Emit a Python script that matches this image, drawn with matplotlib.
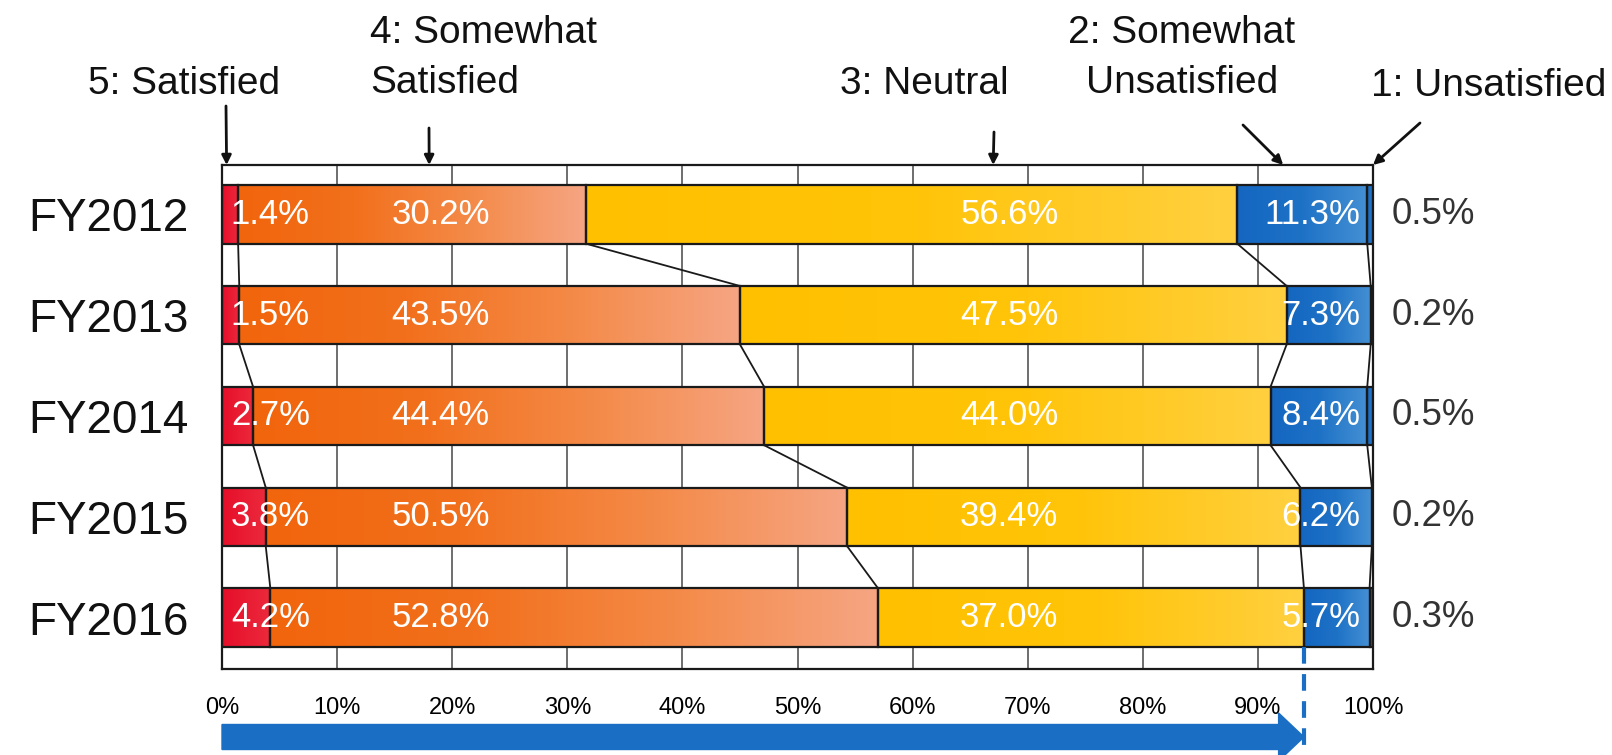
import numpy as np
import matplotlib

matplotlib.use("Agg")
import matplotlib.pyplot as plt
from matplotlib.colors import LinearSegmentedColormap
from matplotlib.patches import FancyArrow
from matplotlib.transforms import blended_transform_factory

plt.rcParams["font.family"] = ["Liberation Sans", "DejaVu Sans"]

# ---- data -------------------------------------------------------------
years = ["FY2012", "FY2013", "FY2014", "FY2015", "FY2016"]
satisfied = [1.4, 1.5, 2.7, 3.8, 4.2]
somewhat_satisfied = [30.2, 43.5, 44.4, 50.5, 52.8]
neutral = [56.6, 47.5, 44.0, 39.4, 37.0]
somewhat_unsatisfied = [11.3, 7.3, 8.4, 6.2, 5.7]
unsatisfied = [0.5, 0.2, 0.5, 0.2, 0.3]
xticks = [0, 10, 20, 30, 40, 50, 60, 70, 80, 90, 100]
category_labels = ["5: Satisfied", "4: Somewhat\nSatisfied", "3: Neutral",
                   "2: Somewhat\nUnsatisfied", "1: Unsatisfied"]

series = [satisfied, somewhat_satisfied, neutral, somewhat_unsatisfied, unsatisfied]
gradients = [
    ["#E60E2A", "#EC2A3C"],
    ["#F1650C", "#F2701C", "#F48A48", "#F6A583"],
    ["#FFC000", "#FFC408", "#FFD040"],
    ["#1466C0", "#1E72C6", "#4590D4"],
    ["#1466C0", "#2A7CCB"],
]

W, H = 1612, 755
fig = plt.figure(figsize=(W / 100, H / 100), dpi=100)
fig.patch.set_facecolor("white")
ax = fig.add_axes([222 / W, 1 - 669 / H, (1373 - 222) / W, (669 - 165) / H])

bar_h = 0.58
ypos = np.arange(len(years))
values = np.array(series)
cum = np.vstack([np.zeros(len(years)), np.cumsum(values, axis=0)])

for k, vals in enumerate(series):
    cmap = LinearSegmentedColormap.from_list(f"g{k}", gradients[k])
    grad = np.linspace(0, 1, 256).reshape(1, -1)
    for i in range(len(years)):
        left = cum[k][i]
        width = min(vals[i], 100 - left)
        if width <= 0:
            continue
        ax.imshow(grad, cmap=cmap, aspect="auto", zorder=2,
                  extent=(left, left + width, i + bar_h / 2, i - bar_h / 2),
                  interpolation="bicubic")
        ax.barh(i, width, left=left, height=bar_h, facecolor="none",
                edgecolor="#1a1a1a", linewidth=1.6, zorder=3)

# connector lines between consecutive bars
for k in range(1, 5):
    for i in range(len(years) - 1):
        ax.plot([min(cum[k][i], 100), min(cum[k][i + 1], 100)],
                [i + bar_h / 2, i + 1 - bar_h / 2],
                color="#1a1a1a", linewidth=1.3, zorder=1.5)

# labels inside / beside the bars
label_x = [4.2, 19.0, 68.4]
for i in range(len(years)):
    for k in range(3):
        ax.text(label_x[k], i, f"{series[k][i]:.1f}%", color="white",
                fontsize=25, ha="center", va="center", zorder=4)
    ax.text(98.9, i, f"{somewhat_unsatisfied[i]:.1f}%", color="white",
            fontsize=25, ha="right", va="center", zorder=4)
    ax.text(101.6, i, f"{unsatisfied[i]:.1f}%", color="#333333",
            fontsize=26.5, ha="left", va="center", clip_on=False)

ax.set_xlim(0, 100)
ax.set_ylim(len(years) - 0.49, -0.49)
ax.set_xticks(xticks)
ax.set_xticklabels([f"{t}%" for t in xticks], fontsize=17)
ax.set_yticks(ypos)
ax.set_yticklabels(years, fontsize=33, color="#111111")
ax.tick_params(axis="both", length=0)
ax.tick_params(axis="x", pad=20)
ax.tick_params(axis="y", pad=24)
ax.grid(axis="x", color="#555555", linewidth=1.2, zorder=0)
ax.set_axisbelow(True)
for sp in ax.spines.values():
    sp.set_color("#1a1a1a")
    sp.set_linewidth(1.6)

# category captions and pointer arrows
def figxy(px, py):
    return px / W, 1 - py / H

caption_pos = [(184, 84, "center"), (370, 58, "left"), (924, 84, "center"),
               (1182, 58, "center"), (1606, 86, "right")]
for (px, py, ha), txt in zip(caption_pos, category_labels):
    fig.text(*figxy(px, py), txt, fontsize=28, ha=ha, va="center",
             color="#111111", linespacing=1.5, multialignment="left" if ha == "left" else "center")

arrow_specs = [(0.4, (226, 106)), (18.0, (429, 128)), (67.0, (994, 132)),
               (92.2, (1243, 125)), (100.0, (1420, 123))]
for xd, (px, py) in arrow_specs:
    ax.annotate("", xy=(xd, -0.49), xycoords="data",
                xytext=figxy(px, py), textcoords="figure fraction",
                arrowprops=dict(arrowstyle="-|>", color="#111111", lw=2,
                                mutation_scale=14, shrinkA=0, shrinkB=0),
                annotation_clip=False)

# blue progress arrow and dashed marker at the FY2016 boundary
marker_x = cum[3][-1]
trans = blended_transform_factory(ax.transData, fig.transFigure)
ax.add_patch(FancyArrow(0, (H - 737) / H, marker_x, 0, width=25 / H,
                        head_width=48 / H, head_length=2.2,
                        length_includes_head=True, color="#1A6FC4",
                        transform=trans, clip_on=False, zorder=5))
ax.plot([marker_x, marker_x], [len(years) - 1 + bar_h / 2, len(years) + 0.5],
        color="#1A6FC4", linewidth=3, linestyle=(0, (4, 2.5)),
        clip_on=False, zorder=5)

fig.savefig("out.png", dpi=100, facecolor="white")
• • • • •
▶ _BRIEF_: Transcribe the listing in full and omit the pictures.

▶ _WRITTEN RESPONSE_:
Emit a Python script that matches this image, drawn with matplotlib.
import numpy as np
import matplotlib

matplotlib.use("Agg")
import matplotlib.pyplot as plt
from matplotlib.colors import LinearSegmentedColormap
from matplotlib.patches import FancyArrow
from matplotlib.transforms import blended_transform_factory

plt.rcParams["font.family"] = ["Liberation Sans", "DejaVu Sans"]

# ---- data -------------------------------------------------------------
years = ["FY2012", "FY2013", "FY2014", "FY2015", "FY2016"]
satisfied = [1.4, 1.5, 2.7, 3.8, 4.2]
somewhat_satisfied = [30.2, 43.5, 44.4, 50.5, 52.8]
neutral = [56.6, 47.5, 44.0, 39.4, 37.0]
somewhat_unsatisfied = [11.3, 7.3, 8.4, 6.2, 5.7]
unsatisfied = [0.5, 0.2, 0.5, 0.2, 0.3]
xticks = [0, 10, 20, 30, 40, 50, 60, 70, 80, 90, 100]
category_labels = ["5: Satisfied", "4: Somewhat\nSatisfied", "3: Neutral",
                   "2: Somewhat\nUnsatisfied", "1: Unsatisfied"]

series = [satisfied, somewhat_satisfied, neutral, somewhat_unsatisfied, unsatisfied]
gradients = [
    ["#E60E2A", "#EC2A3C"],
    ["#F1650C", "#F2701C", "#F48A48", "#F6A583"],
    ["#FFC000", "#FFC408", "#FFD040"],
    ["#1466C0", "#1E72C6", "#4590D4"],
    ["#1466C0", "#2A7CCB"],
]

W, H = 1612, 755
fig = plt.figure(figsize=(W / 100, H / 100), dpi=100)
fig.patch.set_facecolor("white")
ax = fig.add_axes([222 / W, 1 - 669 / H, (1373 - 222) / W, (669 - 165) / H])

bar_h = 0.58
ypos = np.arange(len(years))
values = np.array(series)
cum = np.vstack([np.zeros(len(years)), np.cumsum(values, axis=0)])

for k, vals in enumerate(series):
    cmap = LinearSegmentedColormap.from_list(f"g{k}", gradients[k])
    grad = np.linspace(0, 1, 256).reshape(1, -1)
    for i in range(len(years)):
        left = cum[k][i]
        width = min(vals[i], 100 - left)
        if width <= 0:
            continue
        ax.imshow(grad, cmap=cmap, aspect="auto", zorder=2,
                  extent=(left, left + width, i + bar_h / 2, i - bar_h / 2),
                  interpolation="bicubic")
        ax.barh(i, width, left=left, height=bar_h, facecolor="none",
                edgecolor="#1a1a1a", linewidth=1.6, zorder=3)

# connector lines between consecutive bars
for k in range(1, 5):
    for i in range(len(years) - 1):
        ax.plot([min(cum[k][i], 100), min(cum[k][i + 1], 100)],
                [i + bar_h / 2, i + 1 - bar_h / 2],
                color="#1a1a1a", linewidth=1.3, zorder=1.5)

# labels inside / beside the bars
label_x = [4.2, 19.0, 68.4]
for i in range(len(years)):
    for k in range(3):
        ax.text(label_x[k], i, f"{series[k][i]:.1f}%", color="white",
                fontsize=25, ha="center", va="center", zorder=4)
    ax.text(98.9, i, f"{somewhat_unsatisfied[i]:.1f}%", color="white",
            fontsize=25, ha="right", va="center", zorder=4)
    ax.text(101.6, i, f"{unsatisfied[i]:.1f}%", color="#333333",
            fontsize=26.5, ha="left", va="center", clip_on=False)

ax.set_xlim(0, 100)
ax.set_ylim(len(years) - 0.49, -0.49)
ax.set_xticks(xticks)
ax.set_xticklabels([f"{t}%" for t in xticks], fontsize=17)
ax.set_yticks(ypos)
ax.set_yticklabels(years, fontsize=33, color="#111111")
ax.tick_params(axis="both", length=0)
ax.tick_params(axis="x", pad=20)
ax.tick_params(axis="y", pad=24)
ax.grid(axis="x", color="#555555", linewidth=1.2, zorder=0)
ax.set_axisbelow(True)
for sp in ax.spines.values():
    sp.set_color("#1a1a1a")
    sp.set_linewidth(1.6)

# category captions and pointer arrows
def figxy(px, py):
    return px / W, 1 - py / H

caption_pos = [(184, 84, "center"), (370, 58, "left"), (924, 84, "center"),
               (1182, 58, "center"), (1606, 86, "right")]
for (px, py, ha), txt in zip(caption_pos, category_labels):
    fig.text(*figxy(px, py), txt, fontsize=28, ha=ha, va="center",
             color="#111111", linespacing=1.5, multialignment="left" if ha == "left" else "center")

arrow_specs = [(0.4, (226, 106)), (18.0, (429, 128)), (67.0, (994, 132)),
               (92.2, (1243, 125)), (100.0, (1420, 123))]
for xd, (px, py) in arrow_specs:
    ax.annotate("", xy=(xd, -0.49), xycoords="data",
                xytext=figxy(px, py), textcoords="figure fraction",
                arrowprops=dict(arrowstyle="-|>", color="#111111", lw=2,
                                mutation_scale=14, shrinkA=0, shrinkB=0),
                annotation_clip=False)

# blue progress arrow and dashed marker at the FY2016 boundary
marker_x = cum[3][-1]
trans = blended_transform_factory(ax.transData, fig.transFigure)
ax.add_patch(FancyArrow(0, (H - 737) / H, marker_x, 0, width=25 / H,
                        head_width=48 / H, head_length=2.2,
                        length_includes_head=True, color="#1A6FC4",
                        transform=trans, clip_on=False, zorder=5))
ax.plot([marker_x, marker_x], [len(years) - 1 + bar_h / 2, len(years) + 0.5],
        color="#1A6FC4", linewidth=3, linestyle=(0, (4, 2.5)),
        clip_on=False, zorder=5)

fig.savefig("out.png", dpi=100, facecolor="white")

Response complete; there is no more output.